Algeciras, the most southerly port in Europe, the busiest in Spain with a throughput in 2004 of 65 million tonnes, at a strategic point between the Atlantic and Mediterranean and a natural harbour, has a long history that is largely undocumented. Leaving supposition relating to its links with Carteia (near San Roque) and Julia Traducta (Tarifa) aside, the first proper documentation of a settlement on the site of present day Algeciras would appear to date back to 1279. In 1998, during reconstruction work in the centre of Algeciras a 100 metre length of fortified wall, complete with moat, four flanking towers, a fine ornate brick bridge and a complicated series of trap courtyards and doors was uncovered. These are part of the fortified villa known as Al Binya, built by Abu Yusuf Yaqub between 1279 and 1285. The defences were good enough to withstand sieges by Alfonso X and Fernando IV between 1342 and 1344. Eventually taken by the Christian kings it was then destroyed by Mohamed V at the end of the 14th Century. That would probably have been the end of Algeciras if, in 1704, Britain had not taken Gibraltar and the old site was repopulated by part of the deposed population.
It has only been a modern port since the first wooden quay was erected on the Rio de la Miel in 1884. Modest expansion took place, fishing and passenger transport over The Strait being the only independent source of income, until 1964 when the oil refinery and steel mills were built after which Algeciras never looked back.
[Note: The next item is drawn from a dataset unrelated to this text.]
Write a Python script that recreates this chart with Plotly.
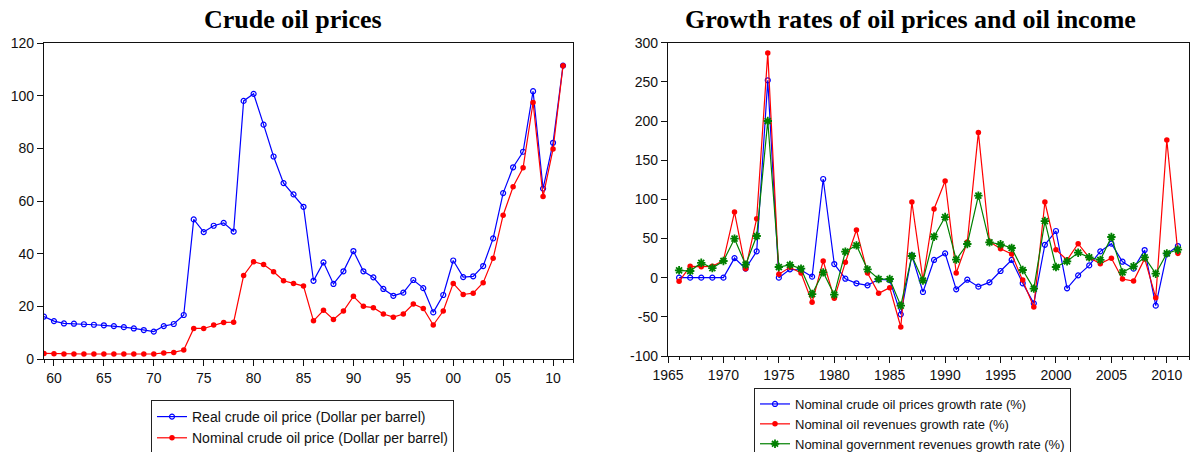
import plotly.graph_objects as go

# ---------------- data ----------------
years_left = list(range(1959, 2012))
real_price = [16.1, 14.4, 13.5, 13.4, 13.2, 13.0, 12.8, 12.5, 12.1, 11.6,
              11.0, 10.4, 12.5, 13.3, 16.7, 53.0, 48.2, 50.6, 51.7, 48.4,
              98.0, 100.7, 89.0, 76.9, 66.8, 62.5, 57.8, 29.7, 36.7, 28.5,
              33.3, 41.0, 33.3, 31.0, 26.6, 24.0, 25.2, 30.0, 26.9, 17.7,
              24.3, 37.4, 31.1, 31.4, 35.3, 45.8, 63.0, 72.8, 78.7, 101.7,
              64.7, 82.1, 111.4]
nominal_price = [2.1, 2.0, 1.9, 1.9, 1.9, 1.9, 1.9, 1.9, 1.9, 1.9,
                 1.9, 1.9, 2.3, 2.5, 3.4, 11.6, 11.6, 12.9, 13.9, 14.0,
                 31.7, 36.9, 35.9, 33.1, 29.7, 28.7, 27.7, 14.5, 18.5, 15.0,
                 18.2, 23.8, 20.0, 19.5, 17.1, 15.9, 17.1, 20.9, 19.2, 12.9,
                 18.2, 28.7, 24.5, 25.0, 29.0, 38.3, 54.6, 65.4, 72.6, 97.4,
                 61.7, 79.7, 111.4]

years_right = list(range(1966, 2012))
price_growth = [0, 0, 0, 0, 0, 25, 11.5, 33.6, 252, 0,
                10.6, 9.8, 1.3, 126, 17.4, -1.3, -7.2, -9.8, -2.1, -3,
                -46.8, 28.5, -18.3, 22.6, 31, -14.9, -2.6, -11.5, -6, 8.5,
                22.6, -7.2, -32.8, 42, 59.6, -13.6, 3, 15.7, 33.6, 43.4,
                20.4, 11.5, 35.3, -35.7, 30.2, 40.4]
oil_rev_growth = [-4.7, 14.5, 14, 14.5, 22, 83.8, 11.5, 75.3, 287, 4.3,
                  13.2, 6, -31.5, 21.3, -26.4, 19.6, 60.9, 6, -20, -12.8,
                  -63, 96.6, -3, 87.7, 123.4, 6, 45.5, 185.5, 46, 37,
                  30.2, -3, -37.4, 96.6, 35.7, 22.6, 43.4, 25.5, 17.9, 24.7,
                  -1.7, -4.3, 24.3, -25.5, 175.7, 31]
gov_rev_growth = [9.4, 8.5, 19, 12.3, 21.3, 49.8, 16.6, 53.2, 200, 13.6,
                  16.2, 11.5, -20.9, 6.8, -21.7, 33.2, 41.3, 10.6, -1.7, -1.7,
                  -35.7, 27.7, -3.8, 52.3, 77.4, 23, 43, 104.7, 45.1, 42.6,
                  37.9, 9.8, -14, 72.3, 13.6, 20.9, 31.9, 26, 22.6, 51.9,
                  6.8, 14.5, 26, 5.1, 31, 35.7]

left_tick_years = [1960, 1965, 1970, 1975, 1980, 1985, 1990, 1995, 2000, 2005, 2010]
left_tick_labels = ["60", "65", "70", "75", "80", "85", "90", "95", "00", "05", "10"]
right_y_ticks = [-100, -50, 0, 50, 100, 150, 200, 250, 300]
right_y_labels = ["-100", "-50", "0", "50", "100", "150", "200", "250", "300"]

names_left = ["Real crude oil price (Dollar per barrel)",
              "Nominal crude oil price (Dollar per barrel)"]
names_right = ["Nominal crude oil prices growth rate (%)",
               "Nominal oil revenues growth rate (%)",
               "Nominal government revenues growth rate (%)"]

# ---------------- figure ----------------
W, H = 1190, 452
SANS = "Liberation Sans, Arial, sans-serif"
SERIF = "Liberation Serif, Times New Roman, serif"
BLUE, RED, GREEN = "#0000ff", "#ff0000", "#008000"

fig = go.Figure()
fig.add_trace(go.Scatter(x=years_left, y=real_price, name=names_left[0], mode="lines+markers",
                         line=dict(color=BLUE, width=1.2),
                         marker=dict(symbol="circle-open", size=5, color=BLUE, line=dict(width=1.2, color=BLUE)),
                         xaxis="x", yaxis="y", legend="legend"))
fig.add_trace(go.Scatter(x=years_left, y=nominal_price, name=names_left[1], mode="lines+markers",
                         line=dict(color=RED, width=1.2),
                         marker=dict(symbol="circle", size=5.5, color=RED),
                         xaxis="x", yaxis="y", legend="legend"))

fig.add_trace(go.Scatter(x=years_right, y=price_growth, name=names_right[0], mode="lines+markers",
                         line=dict(color=BLUE, width=1.2),
                         marker=dict(symbol="circle-open", size=5, color=BLUE, line=dict(width=1.2, color=BLUE)),
                         xaxis="x2", yaxis="y2", legend="legend2"))
fig.add_trace(go.Scatter(x=years_right, y=oil_rev_growth, name=names_right[1], mode="lines+markers",
                         line=dict(color=RED, width=1.2),
                         marker=dict(symbol="circle", size=5.5, color=RED),
                         xaxis="x2", yaxis="y2", legend="legend2"))
fig.add_trace(go.Scatter(x=years_right, y=gov_rev_growth, name=names_right[2], mode="lines+markers",
                         line=dict(color=GREEN, width=1.2),
                         marker=dict(symbol="asterisk-open", size=7, color=GREEN, line=dict(width=1.8, color=GREEN)),
                         xaxis="x2", yaxis="y2", legend="legend2"))

axis_common = dict(showline=True, mirror=True, linecolor="#111", linewidth=1.3, automargin=False,
                   showgrid=False, zeroline=False, ticks="outside", tickcolor="#111",
                   ticklen=6, tickwidth=1, tickfont=dict(family=SANS, size=14, color="#111"))

fig.update_layout(
    width=W, height=H,
    margin=dict(l=0, r=0, t=0, b=0, autoexpand=False),
    paper_bgcolor="white", plot_bgcolor="white",
    showlegend=True,
    xaxis=dict(domain=[44 / W, 573 / W], range=[1959, 2012], tickmode="array",
               tickvals=left_tick_years, ticktext=left_tick_labels,
               minor=dict(tickmode="linear", tick0=1959, dtick=1, ticks="outside", ticklen=3, tickcolor="#111"),
               anchor="y", **axis_common),
    yaxis=dict(domain=[1 - 359 / H, 1 - 43 / H], range=[0, 120], tickmode="linear", tick0=0, dtick=20,
               anchor="x", **axis_common),
    xaxis2=dict(domain=[668 / W, 1189 / W], range=[1965, 2012], tickmode="linear", tick0=1965, dtick=5,
                minor=dict(tickmode="linear", tick0=1965, dtick=1, ticks="outside", ticklen=3, tickcolor="#111"),
                anchor="y2", **axis_common),
    yaxis2=dict(domain=[1 - 356 / H, 1 - 42.7 / H], range=[-100, 300], tickmode="array",
                tickvals=right_y_ticks, ticktext=right_y_labels, anchor="x2", **axis_common),
    legend=dict(x=151 / W, y=1 - 400 / H, xanchor="left", yanchor="top",
                bordercolor="#222", borderwidth=1, bgcolor="white",
                font=dict(family=SANS, size=14, color="#111"), tracegroupgap=0),
    legend2=dict(x=754 / W, y=1 - 388 / H, xanchor="left", yanchor="top",
                 bordercolor="#222", borderwidth=1, bgcolor="white",
                 font=dict(family=SANS, size=13, color="#111"), tracegroupgap=0),
    annotations=[
        dict(text="<b>Crude oil prices</b>", x=293 / W, y=1 - 20 / H, xref="paper", yref="paper",
             xanchor="center", yanchor="middle", showarrow=False,
             font=dict(family=SERIF, size=26, color="black")),
        dict(text="<b>Growth rates of oil prices and oil income</b>", x=911 / W, y=1 - 20 / H,
             xref="paper", yref="paper", xanchor="center", yanchor="middle", showarrow=False,
             font=dict(family=SERIF, size=26, color="black")),
    ],
)

fig.write_html("out.html", config={"displayModeBar": False},
               post_script="document.body.style.margin='0px';")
Catering for thousands of migrant workers from Morocco many of the signs are in Arabic as well as Spanish and many parts of this city could just as easily be in Casablanca or Fez such is their influence. The mint tea served in the many traditional tea shops is as authentic as any you will find over the water.
Algeciras cannot be described as a pretty city, it has few historically interesting buildings, its roads are a nightmare, or at least its drivers are, behind the commercial centre there is an ugly, untidy urban sprawl, but it has a certain fascination and no shortage of life, in fact a visit can be good fun. Once off the main roads you will find tree lined squares and small parks and any number of restaurants and bars. The easiest way to get into the city is to follow the Puerto signs off the N340 and then the centro cuidad signs, just before the port park in the huge open-air car park.
A visit to the Municipal market, the Mercado de Abastos where EC rules have only just been applied can only be described as an educational experience. The octagonal building itself is a very modern looking creation and was built, surprisingly, in 1935. Unidentifiable lumps of meat in brightly coloured lard are fished out of plastic containers, wrapped in last week’s Sur and carted off in string bags by darkly veiled ladies wearing yellow slippers. Piles of huge mussels, complete with barnacles and seaweed, fresh out of the bay, sell for a couple of euros per kilo. These are delicious by the way but take your own plastic bag, the ink used on newspapers does not enhance their flavour. Fresh vegetables straight out of the allotments behind the city are piled high and are apparently sold by volume since there is no evidence of anything ever being weighed. There is no way to be discreet in this place; everybody converses at the tops of their voices, a cacophony of Arabic, French and Spanish. No matter how bad your Spanish the vendors all seem to understand what you want although I am still wondering how I purchased what looks like a bunch of twigs and, more importantly, what I should do with them. Nearby is the fish market where the local catch is sold.
If you are looking for a pair of shoes, or any leather goods come to that, then you must look around Algeciras. Every other shop seems to sell leather items, many from Morocco. By the time the same goods arrive in the UK they will be twice the price. The main shopping streets are behind and parallel to the road you took to get into the city. Leave the car park, cross the road and just go up one of the side streets opposite.
Sitting in one of the tea shops overlooking the port and Algeciras Bay (or Gibraltar Bay depending on your nationality), enjoying a glass of mint tea and watching the bustle of the port is perhaps time to reflect on the battle that took place in the bay on the 8th July 1801. This was one of the few times the French, helped by Spanish shore batteries and gunboats, beat the English fleet. Honour was restored on the 12th July when we returned the compliments as the French fleet sailed to Cadiz.
As ever in a new place a visit to the small Municipal museum is worthwhile. Be warned though it is open only Monday to Friday and observes a siesta. The exhibits relating to Algeciras concentrate on the period between 1704 and the present day.